As executive director of the Chicago Architecture Biennial, Todd Palmer invites the world’s best talent here to address global challenges through design. His mission is to put that thinking into action.
“I’ve always been interested in the why of buildings, not just the how,” says Todd Palmer, a museum curator and master of architecture who is currently the executive director of the Chicago Architecture Biennial. His role is to build partnerships while weaving a common thread through the myriad exhibitions, films, shows and events that make up the biennial, which launched in mid-September and continues into the new year.
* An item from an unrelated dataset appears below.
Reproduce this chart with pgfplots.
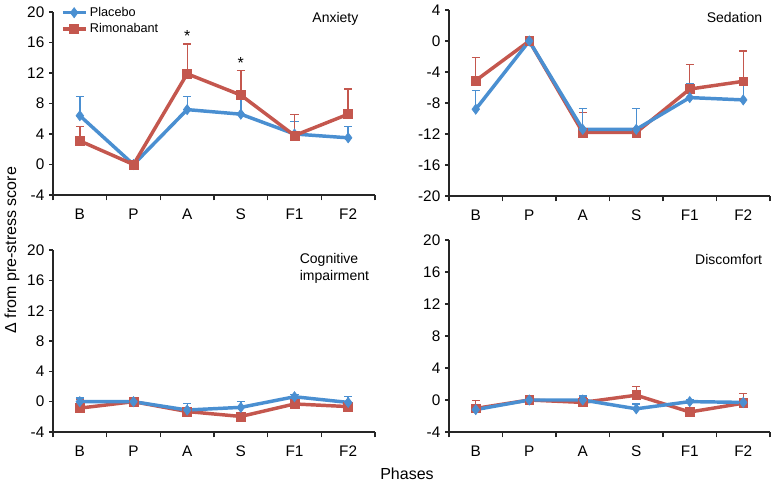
\documentclass[border=0pt]{standalone}
\usepackage{fontspec}
\setmainfont{Liberation Sans}
\usepackage{pgfplots}
\pgfplotsset{compat=1.18}
\definecolor{plac}{HTML}{4A8FD1}
\definecolor{rimo}{HTML}{C4574E}
\tikzset{ttl/.style={font=\fontsize{10.5}{12.5}\selectfont}}
\pgfplotsset{
  panel/.style={
    scale only axis,
    axis lines=left,
    axis line style={-, line width=0.9pt, black!85},
    xmin=0, xmax=6,
    xtick={0.5,1.5,...,5.5},
    xticklabels={B,P,A,S,F1,F2},
    major x tick style={draw=none},
    minor xtick={0,1,...,6},
    minor tick length=4pt,
    major tick length=3pt,
    tick align=outside,
    tick style={black!85, line width=0.8pt},
    ytick distance=4,
    tick label style={font=\fontsize{11.5}{13}\selectfont},
    xticklabel style={yshift=-4pt},
    /pgf/number format/assume math mode=true,
    clip=false,
  },
  ser/.style={line width=2.6pt, mark options={solid, line width=0.5pt},
    error bars/y dir=plus, error bars/y explicit, error bars/error mark=-,
    error bars/error mark options={rotate=90, line width=1pt, mark size=3pt},
    error bars/error bar style={line width=1pt}},
  pl/.style={ser, color=plac, mark=diamond*, mark size=3.8pt},
  rm/.style={ser, color=rimo, mark=square*, mark size=3.3pt},
}
\begin{document}
\begin{tikzpicture}
\useasboundingbox (0,0) rectangle (579pt,-362.25pt);

% Anxiety
\begin{axis}[panel, at={(39.75pt,-146.25pt)}, anchor=south west,
  width=241.5pt, height=137.25pt, ymin=-4, ymax=20,
  legend style={at={(0.02,1.05)}, anchor=north west, draw=none, fill=none,
    font=\fontsize{9.5}{11}\selectfont, row sep=0pt, inner sep=1pt},
  legend cell align=left]
\addplot[pl] coordinates {(0.5,6.4) +- (0,2.5) (1.5,0) +- (0,0) (2.5,7.2) +- (0,1.7) (3.5,6.6) +- (0,2.2) (4.5,4.0) +- (0,1.6) (5.5,3.5) +- (0,1.5)};
\addlegendentry{Placebo}
\addplot[rm] coordinates {(0.5,3.1) +- (0,1.9) (1.5,0) +- (0,0) (2.5,11.9) +- (0,3.9) (3.5,9.1) +- (0,3.2) (4.5,3.8) +- (0,2.8) (5.5,6.6) +- (0,3.3)};
\addlegendentry{Rimonabant}
\node[anchor=east, ttl] at (rel axis cs:0.963,0.965) {Anxiety};
\node[font=\fontsize{12}{13}\selectfont] at (axis cs:2.5,16.9) {*};
\node[font=\fontsize{12}{13}\selectfont] at (axis cs:3.5,13.3) {*};
\end{axis}

% Sedation
\begin{axis}[panel, at={(336.75pt,-147pt)}, anchor=south west,
  width=240.75pt, height=139.5pt, ymin=-20, ymax=4]
\addplot[rm] coordinates {(0.5,-5.1) +- (0,3.0) (1.5,0) +- (0,0) (2.5,-11.8) +- (0,2.6) (3.5,-11.8) +- (0,3.1) (4.5,-6.2) +- (0,3.2) (5.5,-5.2) +- (0,3.9)};
\addplot[pl] coordinates {(0.5,-8.8) +- (0,2.4) (1.5,0) +- (0,0) (2.5,-11.4) +- (0,2.7) (3.5,-11.4) +- (0,2.7) (4.5,-7.3) +- (0,1.8) (5.5,-7.6) +- (0,2.2)};
\node[anchor=east, ttl] at (rel axis cs:0.99,0.962) {Sedation};
\end{axis}

% Cognitive impairment
\begin{axis}[panel, at={(39.75pt,-324pt)}, anchor=south west,
  width=241.5pt, height=136.5pt, ymin=-4, ymax=20]
\addplot[rm] coordinates {(0.5,-0.85) +- (0,1.2) (1.5,0) +- (0,0) (2.5,-1.3) +- (0,0.3) (3.5,-1.95) +- (0,0.3) (4.5,-0.3) +- (0,0.4) (5.5,-0.65) +- (0,0.3)};
\addplot[pl] coordinates {(0.5,0) +- (0,0.5) (1.5,0) +- (0,0) (2.5,-1.1) +- (0,0.9) (3.5,-0.75) +- (0,0.8) (4.5,0.65) +- (0,0.3) (5.5,-0.1) +- (0,0.75)};
\node[anchor=west, align=left, ttl] at (rel axis cs:0.752,0.90) {Cognitive\\impairment};
\end{axis}

% Discomfort
\begin{axis}[panel, at={(336.75pt,-324pt)}, anchor=south west,
  width=240.75pt, height=144pt, ymin=-4, ymax=20]
\addplot[rm] coordinates {(0.5,-1.05) +- (0,1.0) (1.5,0) +- (0,0) (2.5,-0.3) +- (0,0.6) (3.5,0.6) +- (0,1.1) (4.5,-1.5) +- (0,0.3) (5.5,-0.4) +- (0,1.2)};
\addplot[pl] coordinates {(0.5,-1.2) +- (0,0.3) (1.5,0) +- (0,0) (2.5,0) +- (0,0.5) (3.5,-1.1) +- (0,0.6) (4.5,-0.2) +- (0,0.3) (5.5,-0.3) +- (0,0.3)};
\node[anchor=east, ttl] at (rel axis cs:0.99,0.90) {Discomfort};
\end{axis}

\node[rotate=90, font=\fontsize{12}{13}\selectfont] at (9pt,-187.5pt) {Δ from pre-stress score};
\node[font=\fontsize{12}{13}\selectfont] at (305.25pt,-355.5pt) {Phases};
\end{tikzpicture}
\end{document}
Titled “...and other such stories,” the 2019 edition’s goal “is to bring to light the stories that we might not think of as driving architecture,” Palmer says—such as Chicago’s impact on civil rights through Martin Luther King Jr.’s Chicago Freedom Movement of the 1960s, which inspired the Fair Housing Act. “There isn’t a city in the world that isn’t talking about gaps in equality or how to build more sustainably. How a biennial can present holistic, small-scale ways of dealing with these challenges is really appealing.”
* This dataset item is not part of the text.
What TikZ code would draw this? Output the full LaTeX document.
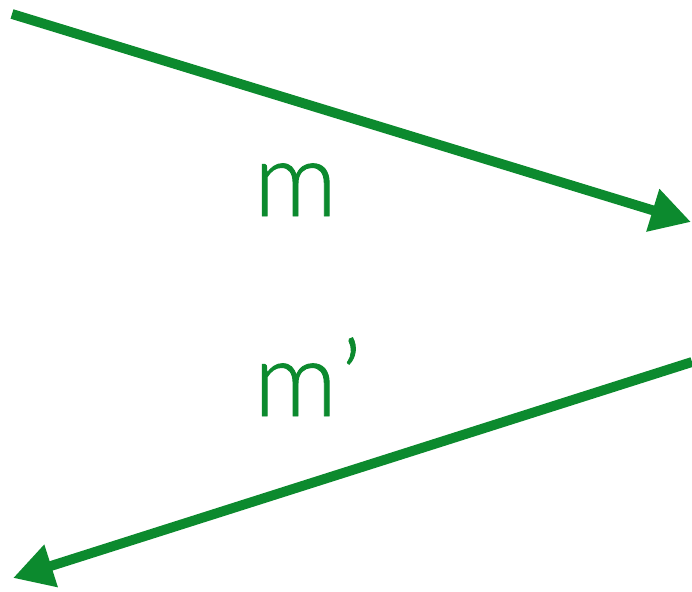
\documentclass[tikz,border=0pt]{standalone}
\usepackage{fontspec}
\setmainfont{Lato}
\newfontfamily\ligera[FakeBold=0.9]{Lato Light}
\usetikzlibrary{arrows.meta}
\definecolor{mgreen}{RGB}{12,138,46}
\begin{document}
\begin{tikzpicture}[
    flecha/.style={mgreen, line width=5.6pt, -{Triangle[length=0.8cm, width=0.84cm]}},
    etiqueta/.style={mgreen, anchor=base west, font=\ligera\fontsize{59}{70}\selectfont}
]
\useasboundingbox (0,0) rectangle (13.84,11.82);

% Extremos de las flechas
\coordinate (ida0) at (0.24,11.54);
\coordinate (ida1) at (13.82,7.38);
\coordinate (vuelta0) at (13.84,4.58);
\coordinate (vuelta1) at (0.26,0.26);

% Flechas
\draw[flecha] (ida0) -- (ida1);
\draw[flecha] (vuelta0) -- (vuelta1);

% Etiquetas
\node[etiqueta] (m) at (4.95,7.5) {m};
\node[etiqueta] (mp) at (4.95,3.5) {m\kern2pt’};

\end{tikzpicture}
\end{document}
The Chicago Cultural Center, home base for the biennial, will host presentations such as a custom pavilion displaying Emmanuel Pratt’s work with the Sweet Water Foundation, which transforms abandoned lots in Chicago’s Englewood neighborhood. There are also off-site events and exhibits, including Mexican architect Tatiana Bilbao’s collab with the Graham Foundation and the Art Institute, focused on innovation in affordable housing (she was one of the most talked-about contributors to the first two biennials).
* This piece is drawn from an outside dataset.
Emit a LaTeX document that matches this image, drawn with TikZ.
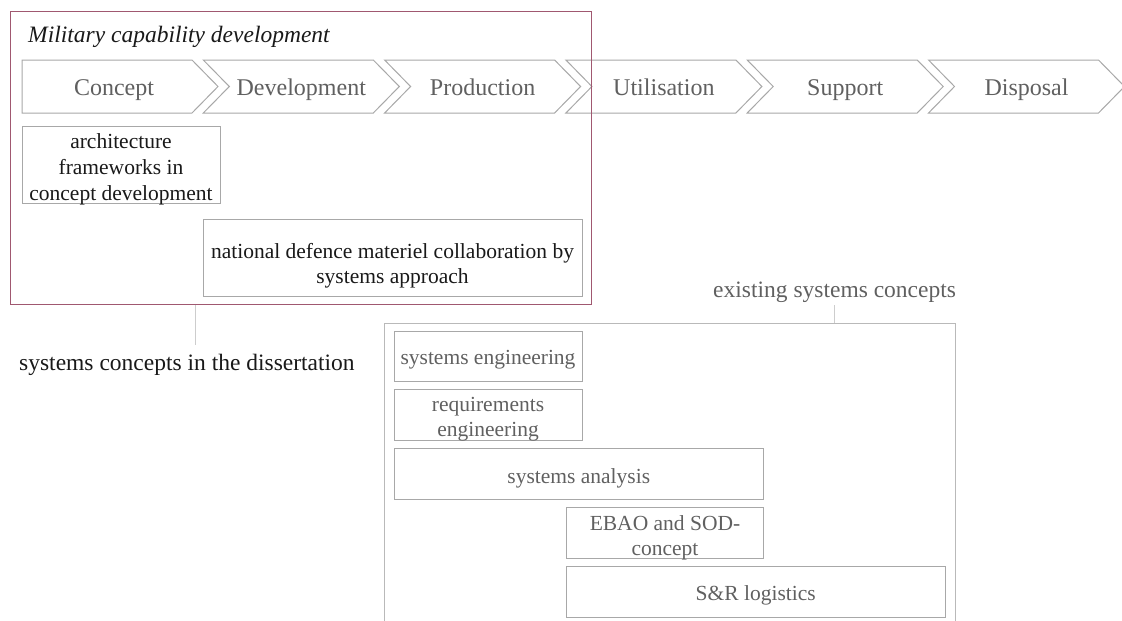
\documentclass[tikz,border=0pt]{standalone}
\usepackage{fontspec}
\setmainfont{Liberation Serif}

\definecolor{frameRed}{RGB}{160,88,112}
\definecolor{edge}{RGB}{168,168,168}
\definecolor{stepText}{RGB}{96,96,96}
\definecolor{outerEdge}{RGB}{185,185,185}
\definecolor{lead}{RGB}{205,205,205}
\definecolor{ink}{RGB}{25,25,25}

\tikzset{
  chev/.style={draw=edge, line width=1pt, fill=white},
  chevlabel/.style={font=\fontsize{24}{28}\selectfont, text=stepText, anchor=base, inner sep=0pt},
  boxshape/.style={draw=edge, line width=1pt, inner sep=0pt},
  boxtext/.style={inner sep=0pt, align=center, font=\fontsize{21.5}{25.8}\selectfont},
  darktext/.style={boxtext, text=ink},
  greytext/.style={boxtext, text=stepText},
  leader/.style={draw=lead, line width=1pt},
  caption/.style={font=\fontsize{23.5}{28}\selectfont, anchor=base west, inner sep=0pt},
}

\begin{document}
\begin{tikzpicture}[x=1pt,y=-1pt]
\useasboundingbox (0,0) rectangle (1122,621);

\node[caption, font=\fontsize{23.5}{28}\itshape\selectfont, text=ink] (title) at (28,42)
     {Military capability development};

% life-cycle stages
\draw[chev] (22,60) -- (192,60) -- (218,86.5) -- (192,113) -- (22,113) -- cycle;
\node[chevlabel] (concept) at (114,95) {Concept};
\foreach \i/\nm/\lbl in {1/dev/Development, 2/prod/Production, 3/util/Utilisation,
                         4/supp/Support, 5/disp/Disposal} {
  \pgfmathsetmacro\xo{22+181.3*\i}
  \draw[chev] (\xo,60) -- ++(170,0) -- ++(26,26.5) -- ++(-26,26.5) -- ++(-170,0)
              -- ++(26,-26.5) -- cycle;
  \node[chevlabel] (\nm) at (\xo+98,95) {\lbl};
}

% capability development frame, drawn over the stage arrows
\node[draw=frameRed, line width=1.3pt, minimum width=581pt, minimum height=293pt,
      inner sep=0pt, anchor=north west] (frame) at (10,11) {};

% concepts of the dissertation
\node[boxshape, minimum width=198pt, minimum height=77pt] (arch) at (121,164.5) {};
\node[darktext] (archText) at ([yshift=-5pt]arch.center)
     {architecture\\frameworks in\\concept development};
\node[boxshape, minimum width=379pt, minimum height=77.5pt] (nat) at (392.5,257.75) {};
\node[darktext] (natText) at ([yshift=-8pt]nat.center)
     {national defence materiel collaboration by\\systems approach};

\node[caption, text=ink] (diss) at (19,370) {systems concepts in the dissertation};
\coordinate (dissTop) at (195,345);
\draw[leader] (frame.south -| dissTop) -- (dissTop);

% existing systems concepts
\node[caption, text=stepText] (exist) at (713,297) {existing systems concepts};
\coordinate (existFoot) at (834,305);
\coordinate (boxTL) at (384,323);
\coordinate (boxTR) at (955,323);
\draw[draw=outerEdge, line width=1pt] (384,621) -- (boxTL) -- (boxTR) -- (955,621);
\draw[leader] (existFoot) -- (existFoot |- boxTL);

\node[boxshape, minimum width=188pt, minimum height=50.5pt] (se) at (488,356.25) {};
\node[greytext] (seText) at ([yshift=-3.5pt]se.center) {systems engineering};
\node[boxshape, minimum width=188pt, minimum height=50.5pt] (re) at (488,414.75) {};
\node[greytext] (reText) at ([yshift=-4.5pt]re.center) {requirements\\engineering};
\node[boxshape, minimum width=369.5pt, minimum height=50.5pt] (sa) at (578.75,473.75) {};
\node[greytext] (saText) at ([yshift=-4.5pt]sa.center) {systems analysis};
\node[boxshape, minimum width=197pt, minimum height=50.5pt] (ebao) at (665,532.75) {};
\node[greytext] (ebaoText) at ([yshift=-5pt]ebao.center) {EBAO and SOD-\\concept};
\node[boxshape, minimum width=378.5pt, minimum height=51pt] (sr) at (755.75,591.5) {};
\node[greytext] (srText) at ([yshift=-3.5pt]sr.center) {S\&R logistics};
\end{tikzpicture}
\end{document}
The three-month biennial is important, of course, but to Palmer, the real work is in the off years—educational initiatives, design challenges, public tours and films are just some of the ways he drives the discussion forward. “We don’t really need to grow bigger,” he says, referring to the morethan 100 partner organizations involved. “I’m interested in how to be more impactful and make the city more accommodating to cross-cultural exchanges.”